Туда же (промеж русской литературы) затесались три «умные» книги, из академической серии «Que sais-je ?». На правах ликбеза, против недопросвещенности в вопросах символизма, сюрреализма и истории французской литературы. Что ж, полезно в конце концов узнать, что отцом-сюрреалистом был вовсе не Марсель Дюшан.
Закралось в летние месяцы и «случайное» чтиво (по-прежнему не верю в случайности), или оно уже пришлось на сентябрь?
Дело было так. С предысторией. В 1992 году, когда мы переехали из областного центра в маленький захолустный городишко, чего я долго-долго не мог простить родителям, стали выписывать (а точнее, продолжили) газету неплохого тогда качества «Семья». В рубрике «Семейное чтиво» там много чего печаталось. Повесть «Привидение», по которой потом сняли фильм. Рассказ «Красотка». Но занимательнее всего оказался роман Гарольда Роббинса «Парк-Авеню, 79». Может быть, мальчику двенадцати лет и необязательно было его читать. Да мне и не удалось. Газету регулярно таскали из почтового ящика. Так что в руки попало начало, середина и почти что концовка. А Роббинса, надо сказать, малые литературные формы не привлекали. Если он и не писал двухтомник, то уж в один том обязательно страниц триста вкладывал. Остается добавить, книгу выпустили только раз - в 1992 г.
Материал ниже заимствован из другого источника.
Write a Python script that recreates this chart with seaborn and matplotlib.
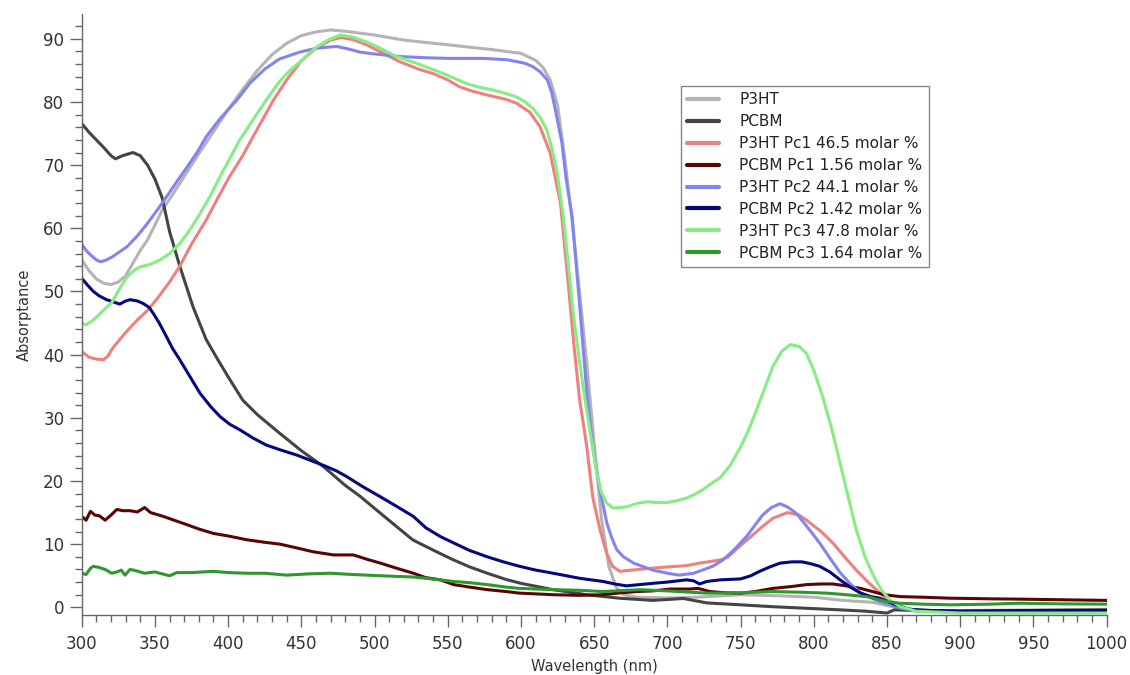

Издательство называлось «Дом Бируни» и располагалось в здании Института востоковедения РАН. Просуществовало всего несколько лет и в 1993 г., обанкротившись, закрылось. С тех пор прошло 17 лет. Как-то в конце августа (или в начале сентября), оказавшись на арбатских букинистических развалах, решил вдруг порыться в коробке с книгами по десять рублей. Рядом с Роб-Грийе лежал Роббинс, тот самый «Парк-Авеню», в вульгарнейшей обложке. За прошедшие годы чтиво не одряхлело. По-прежнему захватывают злоключения «шлюхи с особым кодексом чести», образца начала прошлого века. Опять удивляет качество перевода. Переводчики Т.И. Оболенская и Д.В. Фролов явственно осознают, что роман написан в середине 1950-х XX-го века, написан хорошо продаваемым в Америке и по всему миру писателем. Русский язык настолько зажигателен, уже на десятой странице полностью забываешь, что изначально-то написано по-английски. Стоит оговориться, конечно, роман чудовищно жесток, никакой благополучной развязки не предвидится, описания города и быта реалистичны, моментами до отвращения.
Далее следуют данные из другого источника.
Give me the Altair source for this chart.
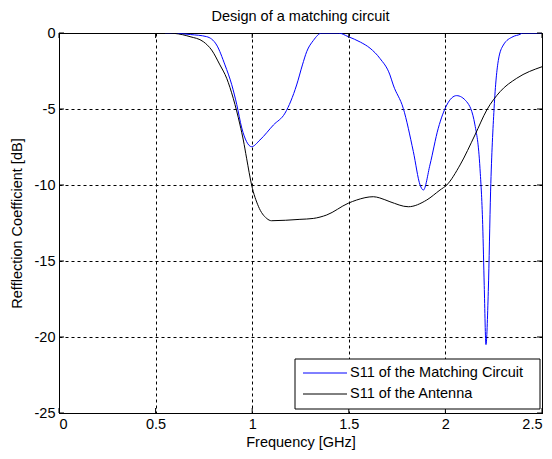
import altair as alt
import pandas as pd

# S11 of the matching circuit (frequency in GHz, value in dB)
freq_mc = [0.55, 0.60, 0.68, 0.764, 0.816, 0.859, 0.894, 0.92, 0.946, 0.971, 0.997,
           1.04, 1.11, 1.17, 1.23, 1.26, 1.282, 1.316, 1.36, 1.446, 1.497,
           1.56, 1.61, 1.661, 1.713, 1.73, 1.782, 1.834, 1.869, 1.886, 1.92, 1.963,
           2.007, 2.058, 2.11, 2.153, 2.179, 2.193, 2.201, 2.21, 2.222, 2.234, 2.252,
           2.274, 2.30, 2.35, 2.386, 2.40, 2.5]
s11_mc = [0.0, -0.02, -0.1, -0.24, -0.79, -2.1, -3.4, -4.7, -6.25, -7.15, -7.48,
          -7.04, -6.05, -5.27, -3.42, -2.1, -1.23, -0.5, 0.0, 0.0, -0.24,
          -0.6, -1.0, -1.67, -2.76, -3.42, -4.96, -7.8, -10.0, -10.33, -8.68, -6.27,
          -4.74, -4.12, -4.52, -6.05, -8.9, -12.6, -16.6, -20.5, -17.0, -10.4, -4.96,
          -1.8, -0.79, -0.24, -0.09, 0.0, 0.0]

# S11 of the antenna
freq_ant = [0.55, 0.60, 0.678, 0.747, 0.79, 0.833, 0.868, 0.902, 0.937, 0.954, 0.971,
            0.997, 1.032, 1.075, 1.10, 1.247, 1.316, 1.386, 1.497, 1.54, 1.627, 1.66,
            1.713, 1.808, 1.903, 1.972, 2.007, 2.076, 2.153, 2.214, 2.283, 2.369, 2.5]
s11_ant = [0.0, -0.03, -0.24, -0.57, -1.12, -2.1, -2.98, -4.3, -6.05, -7.04, -8.24,
           -10.0, -11.4, -12.2, -12.35, -12.26, -12.2, -11.97, -11.2, -10.99, -10.77, -10.85,
           -11.1, -11.43, -10.99, -10.33, -10.0, -8.68, -6.71, -5.07, -3.86, -2.98, -2.22]

series_names = ["S11 of the Matching Circuit", "S11 of the Antenna"]
series_colors = ["#0000ff", "#000000"]

x_ticks = [0, 0.5, 1, 1.5, 2, 2.5]
y_ticks = [-25, -20, -15, -10, -5, 0]

W, H = 483, 380
FONT = "Liberation Sans"
FS = 14.5

df = pd.concat([
    pd.DataFrame({"f": freq_mc, "s": s11_mc, "series": series_names[0], "o": range(len(freq_mc))}),
    pd.DataFrame({"f": freq_ant, "s": s11_ant, "series": series_names[1], "o": range(len(freq_ant))}),
])

xs = alt.Scale(domain=[0, 2.5], nice=False, zero=False)
ys = alt.Scale(domain=[-25, 0], nice=False, zero=False)

lines = alt.Chart(df).mark_line(strokeWidth=1, interpolate="monotone", clip=True).encode(
    x=alt.X("f:Q", scale=xs, title="Frequency [GHz]",
            axis=alt.Axis(values=x_ticks, format="~g", tickSize=0, labelPadding=4,
                          titlePadding=5, grid=True)),
    y=alt.Y("s:Q", scale=ys, title="Refflection Coefficient [dB]",
            axis=alt.Axis(values=y_ticks, labelExpr="'' + datum.value", tickSize=0,
                          labelPadding=4, titlePadding=10, grid=True)),
    color=alt.Color("series:N", scale=alt.Scale(domain=series_names, range=series_colors),
                    legend=None),
    order="o:Q",
)

xt = pd.DataFrame({"v": x_ticks})
yt = pd.DataFrame({"v": y_ticks})
tick_bottom = alt.Chart(xt).mark_rule(color="black").encode(
    x=alt.X("v:Q", scale=xs), y=alt.value(H), y2=alt.value(H - 5))
tick_top = alt.Chart(xt).mark_rule(color="black").encode(
    x=alt.X("v:Q", scale=xs), y=alt.value(0), y2=alt.value(5))
tick_left = alt.Chart(yt).mark_rule(color="black").encode(
    y=alt.Y("v:Q", scale=ys), x=alt.value(0), x2=alt.value(5))
tick_right = alt.Chart(yt).mark_rule(color="black").encode(
    y=alt.Y("v:Q", scale=ys), x=alt.value(W), x2=alt.value(W - 5))

# manual legend box (MATLAB style)
LX, LY, LW, LH = 236, 326, 245, 50
leg_box = alt.Chart(pd.DataFrame({"k": [0]})).mark_rect(
    fill="white", stroke="black", strokeWidth=1).encode(
    x=alt.value(LX), x2=alt.value(LX + LW), y=alt.value(LY), y2=alt.value(LY + LH))
leg_layers = [leg_box]
for i, (name, col) in enumerate(zip(series_names, series_colors)):
    ry = LY + 14 + i * 21
    one = pd.DataFrame({"label": [name]})
    leg_layers.append(alt.Chart(one).mark_rule(color=col, strokeWidth=1).encode(
        x=alt.value(LX + 8), x2=alt.value(LX + 52), y=alt.value(ry)))
    leg_layers.append(alt.Chart(one).mark_text(
        align="left", baseline="middle", font=FONT, fontSize=FS, color="black").encode(
        x=alt.value(LX + 55), y=alt.value(ry), text="label:N"))

chart = alt.layer(lines, tick_bottom, tick_top, tick_left, tick_right, *leg_layers).properties(
    width=W, height=H,
    title=alt.TitleParams("Design of a matching circuit", font=FONT, fontSize=FS,
                          fontWeight="normal", color="black", offset=1, frame="group"),
    autosize=alt.AutoSizeParams(type="none"),
    padding={"left": 51, "top": 25, "right": 2, "bottom": 38},
    background="white",
).configure_view(stroke="black", strokeWidth=1).configure_axis(
    domainColor="black", labelFont=FONT, titleFont=FONT, labelFontSize=FS, titleFontSize=FS,
    labelColor="black", titleColor="black", titleFontWeight="normal",
    gridColor="black", gridDash=[3, 3], gridOpacity=1, gridWidth=1,
)

chart.save("out.html", embed_options={"renderer": "svg", "actions": False})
Другая «случайная» книга тоже из 1950-х гг. «Комната Джованни» Уильяма Болдуина. Случилась она так. Теплым еще вечером мы забрели в магазин «Москва», там в зале художки есть полка, на ней разложены книги в оранжево-желтых обложках. На ней же лежат несколько книг издательства «Глагол»: «Шпана» Пазолини, «Поворот на Бруклин» Хьюберта Селби и вот «Комната». «Глагол» хорошо издает. Бывают там и опечатки, но полиграфия приятная, переводы, как правило, тоже. На обложке «Комнаты» - обнаженный парень в затемнении. Со временем я стал настороженно относиться к таким столь явным символьным атакам, понятно, что речь пойдет об изгибах сексуальности. И главное тут, чтобы автор не оказался паразитом, не использовал бы это как удачный маркетинговый ход, смачно плюнув на художественность. Такое не так уж и редко. И не только в литературе, но и в кинематографе. Однако с Болдуином иначе. Его вторая (кажется) по счету литературная работа - довольно крепкий по композиции роман, с отступлениями, в которых он красочно описывает французов, французскую глубинку и Париж, с хорошей психологической изнанкой, с временными разворотами, с рефлексивными возвратами на временной оси. Автор откровенен и вполне четко расставляет акценты, ничего не пытаясь загнать в тень. При этом яснее ясного, что Болдуин ставит себя на место одного из персонажей и делает так, чтобы при всех его душераздирающих переживаниях и муках читатель не испытывал к нему сочувствия. Остальное довершает перевод Геннадия Шмакова, известного и талантливого переводчика, чья судьба в общем-то печальна. Перевод играет, обустраивая, вживляя англоязычность в русский текст. У Шмакова особенно хорошо выходят диалоги, а диалогов тут предостаточно и внутренних монологов тоже. Потому-то, по-настоящему обидно стало, когда встретился «молодой», недавно опубликованный перевод. Его предваряет такое обращение: «Первый перевод романа был сделан переводчиком и культурологом Геннадием Шмаковым в 60-х годах прошлого века, когда он не был ещё достаточно подготовлен к такой сложной работе и даже не знал ещё английского. В силу чего перевод изобиловал ошибками и неточностями. Новый перевод, выполненный замечательным поэтом и переводчиком Александром Радашкевичем, свободен от этих недостатков и обладает множеством литературных достоинств, вытекающих из масштаба и характера дарования переводчика, в совершенстве владеющего английским и французским языками, не говоря -блистательным русским».
И строго говоря, перевод Радашкевича далеко не так уж хорош.